В самом деле, несколько состроченных долей кожи, резина, надутая воздухом, да деревянная балка в своем столкновении вызвали сотрясение чувств, эмоциональный взрыв у многотысячной аудитории, отголоски которого докатились до Москвы. Яншин, узнав о моих тренерских успехах, в дружеском расположении прислал мне поздравительное письмо и костюм, с модным по тем временам длиннополым пиджаком, в шутку упоминая, что острые плечи времен «комнаты-гондолы» теперь не носят.
Работа в массовом футболе, именно его я и называю большим футболом, наталкивала меня на размышления о роли тренера, на раздумья о том, что же главное остается в его практической деятельности. Я все больше склонялся к мысли, что главное – это педагогика, а потом все остальное. Тренер-педагог, если хотите, тренер-наставник, наконец, тренер-режиссер, тренер-постановщик, – все эти названия точнее раскрывают суть руководителя команды, коллектива, нежели «тренер», или «старший тренер», или «второй тренер».
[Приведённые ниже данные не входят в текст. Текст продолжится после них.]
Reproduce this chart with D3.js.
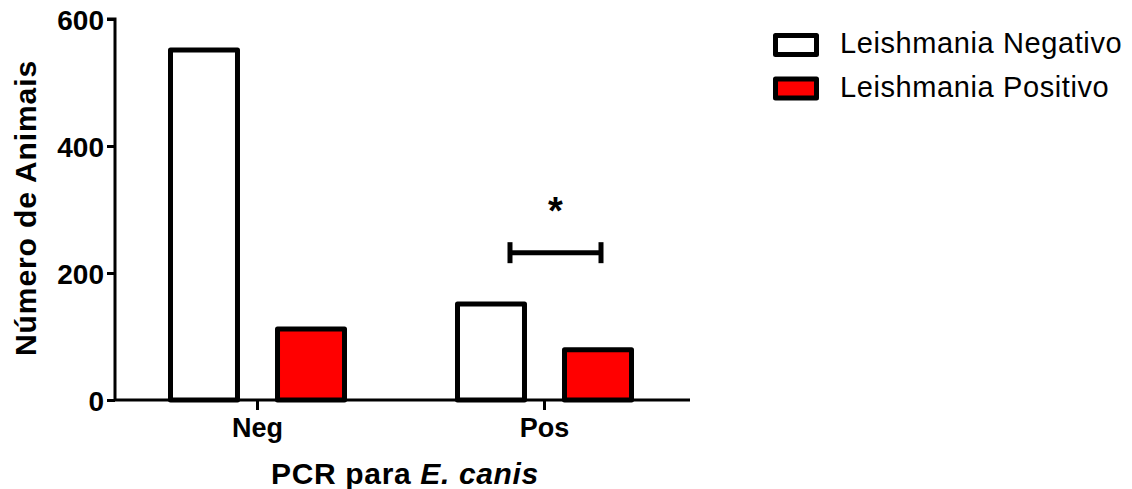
<!DOCTYPE html>
<html><head><meta charset="utf-8">
<script src="https://cdn.jsdelivr.net/npm/d3@7"></script>
<style>
body{margin:0;background:#fff;}
svg{display:block;font-family:"Liberation Sans",Arial,sans-serif;}
</style></head>
<body>
<svg id="chart" width="1132" height="489"></svg>
<script>
const categories = ["Neg", "Pos"];
const seriesNames = ["Leishmania Negativo", "Leishmania Positivo"];
const seriesColors = ["#ffffff", "#ff0000"];
const negValues = [551, 112];   // PCR Neg: Leishmania Negativo, Leishmania Positivo
const posValues = [151, 79];    // PCR Pos: Leishmania Negativo, Leishmania Positivo
const yTicks = [0, 200, 400, 600];
const sigLevel = 232;
const sigLabel = "*";

const svg = d3.select("#chart");
const x0 = d3.scaleBand().domain(categories).range([114, 688]).paddingOuter(0).paddingInner(0);
const x1 = d3.scaleBand().domain(seriesNames).range([-87, 87]).paddingInner(0.374).paddingOuter(0);
const y = d3.scaleLinear().domain([0, 600]).range([400, 19]);

const rows = [
  {cat: categories[0], vals: negValues},
  {cat: categories[1], vals: posValues}
];

const sw = 5;
const g = svg.append("g");
rows.forEach(r => {
  const cx = x0(r.cat) + x0.bandwidth() / 2;
  r.vals.forEach((v, j) => {
    g.append("rect")
      .attr("x", cx + x1(seriesNames[j]))
      .attr("y", y(v))
      .attr("width", x1.bandwidth())
      .attr("height", y(0) - y(v))
      .attr("fill", seriesColors[j])
      .attr("stroke", "#000")
      .attr("stroke-width", sw)
      .attr("stroke-linejoin", "round");
  });
});

// Axes
const yAxis = svg.append("g").attr("transform", "translate(115,0)")
  .call(d3.axisLeft(y).tickValues(yTicks).tickSize(8).tickPadding(3).tickFormat(d3.format("d")));
yAxis.select(".domain").attr("stroke-width", 3).attr("d", `M-8,${y(600)}H0V${y(0)}`);
yAxis.selectAll(".tick line").attr("stroke-width", 3);
yAxis.selectAll(".tick text").attr("font-size", 28).attr("font-weight", "bold").attr("fill", "#000").attr("dy", "0.36em");

const xAxis = svg.append("g").attr("transform", `translate(0,${y(0)})`)
  .call(d3.axisBottom(x0).tickSize(10).tickPadding(8));
xAxis.select(".domain").attr("stroke-width", 3).attr("d", `M115,0H690`);
xAxis.selectAll(".tick line").attr("stroke-width", 3);
xAxis.selectAll(".tick text").attr("font-size", 27).attr("font-weight", "bold").attr("fill", "#000").attr("dy", "0.71em");

// Axis titles
svg.append("text").attr("transform", `translate(36,208) rotate(-90)`)
  .attr("text-anchor", "middle").attr("font-size", 30).attr("font-weight", "bold")
  .attr("letter-spacing", 0.9).text("Número de Animais");
const xt = svg.append("text").attr("x", 405).attr("y", 484).attr("text-anchor", "middle")
  .attr("font-size", 30).attr("font-weight", "bold").attr("letter-spacing", 0.65);
xt.append("tspan").text("PCR para ");
xt.append("tspan").attr("font-style", "italic").text("E. canis");

// Significance bracket
const cxPos = x0("Pos") + x0.bandwidth() / 2;
const xa = cxPos + x1(seriesNames[0]) + x1.bandwidth() / 2 + 19;
const xb = cxPos + x1(seriesNames[1]) + x1.bandwidth() / 2 + 3;
const sy = y(sigLevel);
const sg = svg.append("g").attr("stroke", "#000").attr("stroke-width", 5);
sg.append("line").attr("x1", xa).attr("x2", xb).attr("y1", sy).attr("y2", sy);
sg.append("line").attr("x1", xa).attr("x2", xa).attr("y1", sy - 10.5).attr("y2", sy + 10.5);
sg.append("line").attr("x1", xb).attr("x2", xb).attr("y1", sy - 10.5).attr("y2", sy + 10.5);
svg.append("text").attr("x", (xa + xb) / 2).attr("y", 224).attr("text-anchor", "middle")
  .attr("font-size", 38).attr("font-weight", "bold").text(sigLabel);

// Legend
const lg = svg.append("g");
seriesNames.forEach((s, i) => {
  const ly = 35.5 + i * 43.5;
  lg.append("rect").attr("x", 775.5).attr("y", ly).attr("width", 41).attr("height", 19)
    .attr("fill", seriesColors[i]).attr("stroke", "#000").attr("stroke-width", 5).attr("stroke-linejoin", "round");
  lg.append("text").attr("x", 840).attr("y", 53 + i * 44).attr("font-size", 29)
    .attr("letter-spacing", 0.6).text(s);
});
</script>
</body></html>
Применительно к конному спорту тренер звучит правильно: там вместо языка – вожжи, кнут, оглобли или седло. Но в работе с людьми содружество по типу всадник – лошадь не годится, рассуждал я и установил во взаимоотношениях с игроками дух творческого содружества на принципе взаимоуважения. Мне кажется, что Бацилла вышел играть на второй тайм только потому, что воздействие на него было словом-призывом, а не словом-приказом.